Children are people, and they should have to reach to learn about things, to understand things, just as adults have to reach if they want to grow in mental stature.
I do not make films primarily for children. I make them for the child in all of us, whether he be six or sixty. Call the child innocence.
Animation offers a medium of story telling and visual entertainment which can bring pleasure and information to people of all ages everywhere in the world.
Animation can explain whatever the mind of man can conceive. This facility makes it the most versatile and explicit means of communication yet devised for quick mass appreciation.

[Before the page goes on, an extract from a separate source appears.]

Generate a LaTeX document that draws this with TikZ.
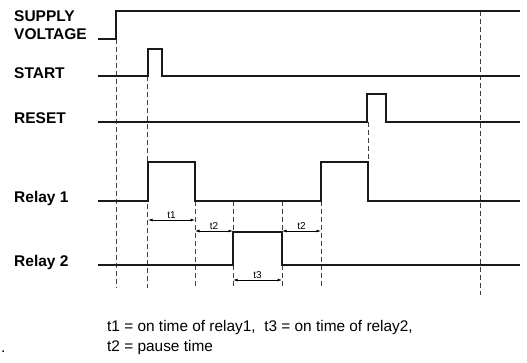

In our animation we must show only the actions and reactions of a character, but we must picture also with the action. . . the feeling of those characters.
Of all of our inventions for mass communication, pictures still speak the most universally understood language.
Mickey Mouse popped out of my mind onto a drawing pad 20 years ago on a train ride from Manhattan to Hollywood at a time when business fortunes of my brother Roy and myself were at lowest ebb and disaster seemed right around the corner.
Disneyland will never be completed. It will continue to grow as long as there is imagination left in the world.
I could never convince the financiers that Disneyland was feasible, because dreams offer too little collateral.
You can dream, create, design and build the most wonderful place in the world, but it requires people to make the dream a reality.
Movies can and do have tremendous influence in shaping young lives in the realm of entertainment towards the ideals and objectives of normal adulthood.
We have created characters and animated them in the dimension of depth, revealing through them to our perturbed world that the things we have in common far outnumber and outweigh those that divide us.
I take great pride in the artistic development of cartoons. Our characters are made to go through emotions.
I wanted to retain my individuality. I was afraid of being hampered by studio policies. I knew if someone else got control, I would be restrained.
I would rather entertain and hope that people learned something than educate people and hope they were entertained.
I am corny, you know? But I think there are just about 140 million people in this country who are just as corny as I am.
When I was a kid, a book I read advised young artists to be themselves. That decided it for me. I was a corny kind of guy, so I went in for corn.
I have never been interested in personal gain or profit. This business and this studio have been my entire life.